Réguler les GAFAM au niveau européen

Ces trois premières options étant peu concluantes, une quatrième initiative suscite un vif intérêt. Il s’agit du projet de législation proposé par la Commission européenne en décembre 2020 au travers de deux textes, le Digital Services Act (DSA) et le Digital Market Act (DMA), dont l’adoption est prévue pour cette année 2022.

Le premier volet, le DSA, a vocation à réguler les contenus illicites de la publicité, les propos haineux et les fake news diffusés sur les plateformes numériques. Pour cela, les GAFAM ne pourront plus utiliser leurs algorithmes à des fins de promotion et devront remettre plusieurs informations concernant les modalités de diffusion des publicités, les publics visés, l’impact des publicités sur les individus en termes de risque, etc. La transparence des algorithmes doit être assurée.
Le deuxième volet, le DMA, concerne la régulation de la concurrence sur le marché du numérique avec la volonté de limiter les abus de position dominante menaçant le jeu de la concurrence.

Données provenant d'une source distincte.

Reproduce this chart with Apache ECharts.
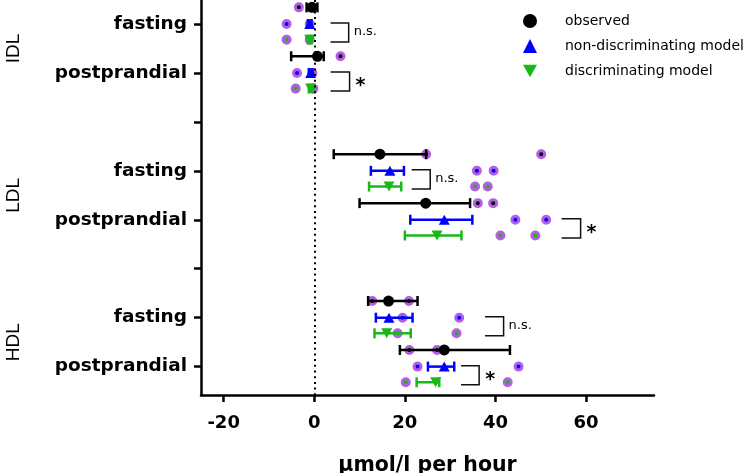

Un troisième volet, le Gouvernance Data Act, est également prévu concernant le partage des données entre les acteurs de la société.
Ce projet de législation a comme caractéristique de proposer un cadre de régulation ex ante et non plus, comme c’est le cas actuellement, de prendre des mesures ex post pour corriger les écarts aux pratiques concurrentielles. La régulation devient ainsi préventive. Cette caractéristique permet de lever une des difficultés de la régulation ex post, à savoir la durée des procédures devant les autorités de concurrence déconnectée du fonctionnement du marché du numérique.

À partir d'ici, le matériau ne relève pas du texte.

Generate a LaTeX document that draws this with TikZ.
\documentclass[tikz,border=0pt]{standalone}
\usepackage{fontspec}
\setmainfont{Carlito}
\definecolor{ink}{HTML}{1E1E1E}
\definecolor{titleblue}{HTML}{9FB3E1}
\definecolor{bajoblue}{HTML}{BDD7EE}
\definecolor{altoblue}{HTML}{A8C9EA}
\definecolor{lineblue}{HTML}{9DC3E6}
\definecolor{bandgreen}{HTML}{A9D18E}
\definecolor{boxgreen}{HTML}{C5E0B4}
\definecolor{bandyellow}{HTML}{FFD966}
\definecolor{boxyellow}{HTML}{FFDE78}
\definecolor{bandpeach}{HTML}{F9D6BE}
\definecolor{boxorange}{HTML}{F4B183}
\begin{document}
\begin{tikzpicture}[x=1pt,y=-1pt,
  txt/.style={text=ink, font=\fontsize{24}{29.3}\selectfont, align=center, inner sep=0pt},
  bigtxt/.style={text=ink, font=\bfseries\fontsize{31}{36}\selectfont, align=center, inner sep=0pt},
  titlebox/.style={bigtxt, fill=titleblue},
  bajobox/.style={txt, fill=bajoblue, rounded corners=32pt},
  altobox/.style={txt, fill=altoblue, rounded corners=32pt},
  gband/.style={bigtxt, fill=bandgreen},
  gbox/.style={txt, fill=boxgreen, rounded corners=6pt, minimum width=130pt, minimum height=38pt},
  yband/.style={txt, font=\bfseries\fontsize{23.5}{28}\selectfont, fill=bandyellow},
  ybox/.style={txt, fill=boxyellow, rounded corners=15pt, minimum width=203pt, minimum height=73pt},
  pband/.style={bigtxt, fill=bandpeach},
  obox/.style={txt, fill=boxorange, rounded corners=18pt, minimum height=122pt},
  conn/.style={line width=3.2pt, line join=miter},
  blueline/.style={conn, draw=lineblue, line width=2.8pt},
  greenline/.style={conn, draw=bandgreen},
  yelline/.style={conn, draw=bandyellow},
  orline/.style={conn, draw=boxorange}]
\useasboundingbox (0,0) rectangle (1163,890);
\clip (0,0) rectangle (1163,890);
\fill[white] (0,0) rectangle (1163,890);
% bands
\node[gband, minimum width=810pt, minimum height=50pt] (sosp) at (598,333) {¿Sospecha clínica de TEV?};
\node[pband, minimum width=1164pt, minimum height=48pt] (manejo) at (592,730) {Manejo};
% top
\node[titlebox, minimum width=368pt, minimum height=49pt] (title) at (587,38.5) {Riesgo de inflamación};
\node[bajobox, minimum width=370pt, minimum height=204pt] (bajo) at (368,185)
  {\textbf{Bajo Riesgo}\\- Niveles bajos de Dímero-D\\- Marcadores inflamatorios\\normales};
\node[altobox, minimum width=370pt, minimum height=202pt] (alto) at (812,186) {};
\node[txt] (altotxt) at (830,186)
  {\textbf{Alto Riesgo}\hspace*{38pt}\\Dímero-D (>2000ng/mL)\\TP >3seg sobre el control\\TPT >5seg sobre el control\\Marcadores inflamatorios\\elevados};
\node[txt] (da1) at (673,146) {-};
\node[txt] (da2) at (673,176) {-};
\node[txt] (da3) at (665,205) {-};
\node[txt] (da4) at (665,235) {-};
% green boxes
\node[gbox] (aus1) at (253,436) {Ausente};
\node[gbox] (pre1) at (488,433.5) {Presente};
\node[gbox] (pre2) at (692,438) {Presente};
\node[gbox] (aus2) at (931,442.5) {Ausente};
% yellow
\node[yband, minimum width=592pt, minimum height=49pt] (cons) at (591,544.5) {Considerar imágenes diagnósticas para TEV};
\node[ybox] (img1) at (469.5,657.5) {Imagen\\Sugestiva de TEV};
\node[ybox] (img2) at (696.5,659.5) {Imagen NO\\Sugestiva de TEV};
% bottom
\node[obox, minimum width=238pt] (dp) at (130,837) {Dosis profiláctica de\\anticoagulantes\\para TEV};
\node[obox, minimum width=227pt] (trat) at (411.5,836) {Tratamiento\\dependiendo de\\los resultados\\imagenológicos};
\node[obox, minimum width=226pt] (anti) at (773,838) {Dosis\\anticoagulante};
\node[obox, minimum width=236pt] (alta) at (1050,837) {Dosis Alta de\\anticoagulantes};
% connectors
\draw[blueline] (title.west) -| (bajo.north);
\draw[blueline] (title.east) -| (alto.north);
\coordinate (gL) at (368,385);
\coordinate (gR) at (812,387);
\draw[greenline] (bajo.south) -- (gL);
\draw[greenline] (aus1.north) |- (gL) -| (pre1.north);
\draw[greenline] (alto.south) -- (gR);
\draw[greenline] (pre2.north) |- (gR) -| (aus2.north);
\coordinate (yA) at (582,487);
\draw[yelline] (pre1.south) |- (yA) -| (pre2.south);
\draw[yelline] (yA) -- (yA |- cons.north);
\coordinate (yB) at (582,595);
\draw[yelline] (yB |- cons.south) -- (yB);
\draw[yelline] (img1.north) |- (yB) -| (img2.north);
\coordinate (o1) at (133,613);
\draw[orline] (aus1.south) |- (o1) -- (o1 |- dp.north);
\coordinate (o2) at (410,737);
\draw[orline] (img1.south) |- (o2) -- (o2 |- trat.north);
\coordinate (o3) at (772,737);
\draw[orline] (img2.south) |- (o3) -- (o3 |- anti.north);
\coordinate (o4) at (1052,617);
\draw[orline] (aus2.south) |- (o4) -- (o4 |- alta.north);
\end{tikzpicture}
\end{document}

Contrôler les techniques de collecte et d’usage des données des GAFAM

Une autre piste de régulation ex ante, proposée par Bourreau et Perrot (2020), consiste à contrôler la façon dont les données sont collectées et mises à disposition des tiers. Les données dont disposent les GAFAM sont en effet devenues un outil stratégique à part entière, dont ont absolument besoin les nouveaux entrants sur le marché. Or, pour limiter la concurrence des tiers, les géants du numérique peuvent leur rendre l’accès à ces données très difficile et les exclure ainsi du marché.

Le régulateur aurait alors pour mission de surveiller la collecte et l’accès aux données en imposant aux GAFAM de lui signaler toute modification dans la technologie d’acquisition de ces données. Une étude d’impact pourrait dès lors être réalisée afin d’évaluer l’effet sur la concurrence.
Comme le suggèrent Bourreau et Perrot (2020) une telle régulation des données devrait revenir aux autorités de concurrence.

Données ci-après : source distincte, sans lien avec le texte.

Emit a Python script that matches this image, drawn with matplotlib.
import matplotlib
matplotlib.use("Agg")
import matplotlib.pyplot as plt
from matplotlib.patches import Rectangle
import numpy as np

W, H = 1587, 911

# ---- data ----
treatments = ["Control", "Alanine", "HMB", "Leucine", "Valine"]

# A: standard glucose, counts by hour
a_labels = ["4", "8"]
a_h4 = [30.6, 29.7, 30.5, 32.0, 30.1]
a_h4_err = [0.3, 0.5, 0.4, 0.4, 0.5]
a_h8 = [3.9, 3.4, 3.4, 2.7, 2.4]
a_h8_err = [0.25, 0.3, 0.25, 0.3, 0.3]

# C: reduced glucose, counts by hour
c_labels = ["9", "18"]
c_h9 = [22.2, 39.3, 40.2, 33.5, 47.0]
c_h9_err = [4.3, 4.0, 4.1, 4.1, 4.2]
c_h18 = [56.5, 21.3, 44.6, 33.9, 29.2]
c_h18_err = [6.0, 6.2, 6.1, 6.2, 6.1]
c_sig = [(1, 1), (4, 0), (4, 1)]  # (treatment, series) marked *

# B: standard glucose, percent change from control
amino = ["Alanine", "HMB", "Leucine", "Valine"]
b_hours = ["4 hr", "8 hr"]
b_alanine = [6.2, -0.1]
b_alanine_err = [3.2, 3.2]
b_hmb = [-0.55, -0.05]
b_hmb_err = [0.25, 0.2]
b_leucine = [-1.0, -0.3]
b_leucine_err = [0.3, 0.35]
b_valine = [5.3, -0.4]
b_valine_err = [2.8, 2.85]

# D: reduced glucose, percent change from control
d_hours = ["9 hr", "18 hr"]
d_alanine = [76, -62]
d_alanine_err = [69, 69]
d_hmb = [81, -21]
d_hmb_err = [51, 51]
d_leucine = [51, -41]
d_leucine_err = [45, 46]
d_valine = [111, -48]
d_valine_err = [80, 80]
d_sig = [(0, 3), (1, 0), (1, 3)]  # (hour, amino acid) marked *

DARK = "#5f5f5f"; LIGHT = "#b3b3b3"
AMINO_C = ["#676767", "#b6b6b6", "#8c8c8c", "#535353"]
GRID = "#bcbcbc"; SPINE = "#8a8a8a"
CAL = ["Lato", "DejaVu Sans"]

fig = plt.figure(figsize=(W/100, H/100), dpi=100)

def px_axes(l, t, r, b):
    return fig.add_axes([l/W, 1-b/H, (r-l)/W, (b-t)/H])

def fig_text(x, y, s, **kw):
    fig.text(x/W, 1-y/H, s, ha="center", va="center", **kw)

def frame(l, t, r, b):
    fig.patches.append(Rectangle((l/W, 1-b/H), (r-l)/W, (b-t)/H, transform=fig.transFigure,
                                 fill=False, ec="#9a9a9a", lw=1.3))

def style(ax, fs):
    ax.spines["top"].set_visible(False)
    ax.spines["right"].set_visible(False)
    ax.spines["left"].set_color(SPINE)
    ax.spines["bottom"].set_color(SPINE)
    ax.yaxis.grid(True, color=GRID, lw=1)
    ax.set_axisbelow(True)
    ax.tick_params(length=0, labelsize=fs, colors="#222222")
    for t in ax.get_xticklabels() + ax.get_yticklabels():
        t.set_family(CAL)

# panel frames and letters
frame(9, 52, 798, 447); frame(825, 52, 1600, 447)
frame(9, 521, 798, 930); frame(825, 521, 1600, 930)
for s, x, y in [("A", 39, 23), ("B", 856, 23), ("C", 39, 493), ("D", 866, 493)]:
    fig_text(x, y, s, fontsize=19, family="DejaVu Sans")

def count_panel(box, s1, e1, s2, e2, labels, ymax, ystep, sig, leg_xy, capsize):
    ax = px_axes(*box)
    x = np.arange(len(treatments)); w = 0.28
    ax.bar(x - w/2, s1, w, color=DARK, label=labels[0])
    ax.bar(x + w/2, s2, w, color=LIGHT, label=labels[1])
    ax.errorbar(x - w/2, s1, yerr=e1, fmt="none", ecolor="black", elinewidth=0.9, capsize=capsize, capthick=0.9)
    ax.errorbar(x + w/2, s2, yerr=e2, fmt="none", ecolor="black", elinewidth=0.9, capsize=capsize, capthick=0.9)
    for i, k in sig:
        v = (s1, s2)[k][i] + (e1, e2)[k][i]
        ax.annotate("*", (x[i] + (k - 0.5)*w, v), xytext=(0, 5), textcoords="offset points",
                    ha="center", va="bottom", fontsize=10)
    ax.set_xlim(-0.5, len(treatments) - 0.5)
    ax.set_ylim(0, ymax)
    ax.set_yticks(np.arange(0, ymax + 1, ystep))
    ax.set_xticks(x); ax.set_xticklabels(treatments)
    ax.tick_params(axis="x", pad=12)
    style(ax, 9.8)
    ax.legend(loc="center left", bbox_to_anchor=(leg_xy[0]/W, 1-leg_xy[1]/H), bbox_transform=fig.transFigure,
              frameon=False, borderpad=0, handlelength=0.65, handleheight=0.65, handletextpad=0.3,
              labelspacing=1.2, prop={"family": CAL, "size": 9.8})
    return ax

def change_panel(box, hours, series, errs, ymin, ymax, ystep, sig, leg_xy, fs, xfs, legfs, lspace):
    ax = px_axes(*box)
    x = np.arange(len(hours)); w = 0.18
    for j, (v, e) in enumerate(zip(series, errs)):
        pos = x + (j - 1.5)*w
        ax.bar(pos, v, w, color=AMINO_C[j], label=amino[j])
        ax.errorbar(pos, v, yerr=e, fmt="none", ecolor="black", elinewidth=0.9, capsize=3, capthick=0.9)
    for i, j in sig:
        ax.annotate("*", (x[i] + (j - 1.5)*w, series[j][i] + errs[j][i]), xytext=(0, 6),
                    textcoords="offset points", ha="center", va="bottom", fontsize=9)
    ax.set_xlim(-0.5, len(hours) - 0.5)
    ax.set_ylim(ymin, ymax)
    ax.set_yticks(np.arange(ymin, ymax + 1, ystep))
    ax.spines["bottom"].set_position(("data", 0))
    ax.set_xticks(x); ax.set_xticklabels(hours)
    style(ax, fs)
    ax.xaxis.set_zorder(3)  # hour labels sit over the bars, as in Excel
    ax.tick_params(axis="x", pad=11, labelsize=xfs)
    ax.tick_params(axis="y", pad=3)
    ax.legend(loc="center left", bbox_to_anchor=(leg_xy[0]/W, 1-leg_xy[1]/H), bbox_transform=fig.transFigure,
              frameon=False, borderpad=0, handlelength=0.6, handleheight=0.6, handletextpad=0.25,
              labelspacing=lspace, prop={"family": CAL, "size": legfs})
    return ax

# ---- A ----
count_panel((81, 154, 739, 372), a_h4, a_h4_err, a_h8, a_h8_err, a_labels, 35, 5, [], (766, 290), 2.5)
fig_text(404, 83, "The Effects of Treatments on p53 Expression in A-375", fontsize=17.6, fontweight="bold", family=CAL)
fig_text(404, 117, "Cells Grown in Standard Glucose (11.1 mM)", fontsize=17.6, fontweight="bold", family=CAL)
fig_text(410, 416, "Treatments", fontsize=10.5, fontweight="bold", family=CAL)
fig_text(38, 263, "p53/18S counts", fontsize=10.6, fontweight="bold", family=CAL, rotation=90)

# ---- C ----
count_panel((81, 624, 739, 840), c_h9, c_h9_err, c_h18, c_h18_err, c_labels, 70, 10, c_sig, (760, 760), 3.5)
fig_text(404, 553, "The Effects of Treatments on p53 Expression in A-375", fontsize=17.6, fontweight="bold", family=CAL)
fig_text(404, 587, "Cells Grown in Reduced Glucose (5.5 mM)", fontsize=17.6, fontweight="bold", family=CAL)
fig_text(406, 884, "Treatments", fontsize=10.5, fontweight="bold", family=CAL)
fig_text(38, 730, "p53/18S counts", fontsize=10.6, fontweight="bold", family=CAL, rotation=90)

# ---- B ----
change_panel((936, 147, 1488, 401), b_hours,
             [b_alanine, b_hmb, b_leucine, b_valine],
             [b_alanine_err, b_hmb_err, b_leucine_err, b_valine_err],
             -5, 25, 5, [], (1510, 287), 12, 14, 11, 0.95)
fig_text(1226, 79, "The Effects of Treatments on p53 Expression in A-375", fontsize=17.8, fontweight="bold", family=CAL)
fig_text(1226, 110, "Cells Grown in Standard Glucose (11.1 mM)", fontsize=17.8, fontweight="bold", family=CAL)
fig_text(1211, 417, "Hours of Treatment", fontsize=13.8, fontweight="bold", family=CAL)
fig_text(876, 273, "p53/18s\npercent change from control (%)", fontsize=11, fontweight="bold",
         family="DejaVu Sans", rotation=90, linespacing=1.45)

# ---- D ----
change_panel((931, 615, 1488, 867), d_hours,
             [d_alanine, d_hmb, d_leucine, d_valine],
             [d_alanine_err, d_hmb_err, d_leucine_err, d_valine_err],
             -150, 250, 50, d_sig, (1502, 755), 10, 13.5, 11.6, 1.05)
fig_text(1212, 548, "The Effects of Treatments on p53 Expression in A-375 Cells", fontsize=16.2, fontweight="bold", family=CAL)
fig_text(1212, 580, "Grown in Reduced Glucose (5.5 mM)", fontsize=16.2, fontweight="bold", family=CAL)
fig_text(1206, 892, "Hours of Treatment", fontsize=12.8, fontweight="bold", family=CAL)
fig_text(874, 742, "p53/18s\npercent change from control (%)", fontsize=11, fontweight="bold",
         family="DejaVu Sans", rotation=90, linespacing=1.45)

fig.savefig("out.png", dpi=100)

Un équilibre à trouver entre régulation et innovation

La régulation des GAFAM est d’autant plus compliquée que la puissance de celles-ci, déjà conséquente, s’est fortement renforcée avec la pandémie de Covid-19. Leurs services, pour nombre d’entre eux, sont devenus indispensables durant les périodes de confinement. Les plateformes numériques ont non seulement fourni les outils nécessaires au télétravail, mais les réseaux sociaux ont aussi permis aux individus de garder contact avec leurs proches, les plateformes de streaming ont rendu possible l’accès à la culture, les services d’achats en ligne ont connu un essor considérable en permettant à de nombreux individus de s’approvisionner, etc. Au-delà de ce renforcement du pouvoir des GAFAM durant la crise sanitaire, il est à souligner que ces entreprises ont joué un rôle moteur en matière d’innovation depuis de nombreuses années et ont permis l’émergence de nouveaux secteurs qui, sans elles, n’auraient jamais vu le jour. C’est en même temps cette accentuation de la puissance des GAFAM qui pousse les Etats à agir en faveur d’une régulation.

Au total, réguler les GAFAM est une tâche complexe à de multiples égards et donnant lieu à de fortes tensions entre les différents acteurs au niveau mondial. L’équilibre sera à trouver entre niveau de régulation suffisant pour assurer la concurrence et non-entrave à l’innovation. Ce défi doit en outre être relevé rapidement, en lien avec la vitesse de développement des services numériques.


Valérie Mignon, membre du Cercle des économistes, professeur à l’Université Paris Nanterre, chercheur à EconomiX-CNRS et conseiller scientifique au CEPII.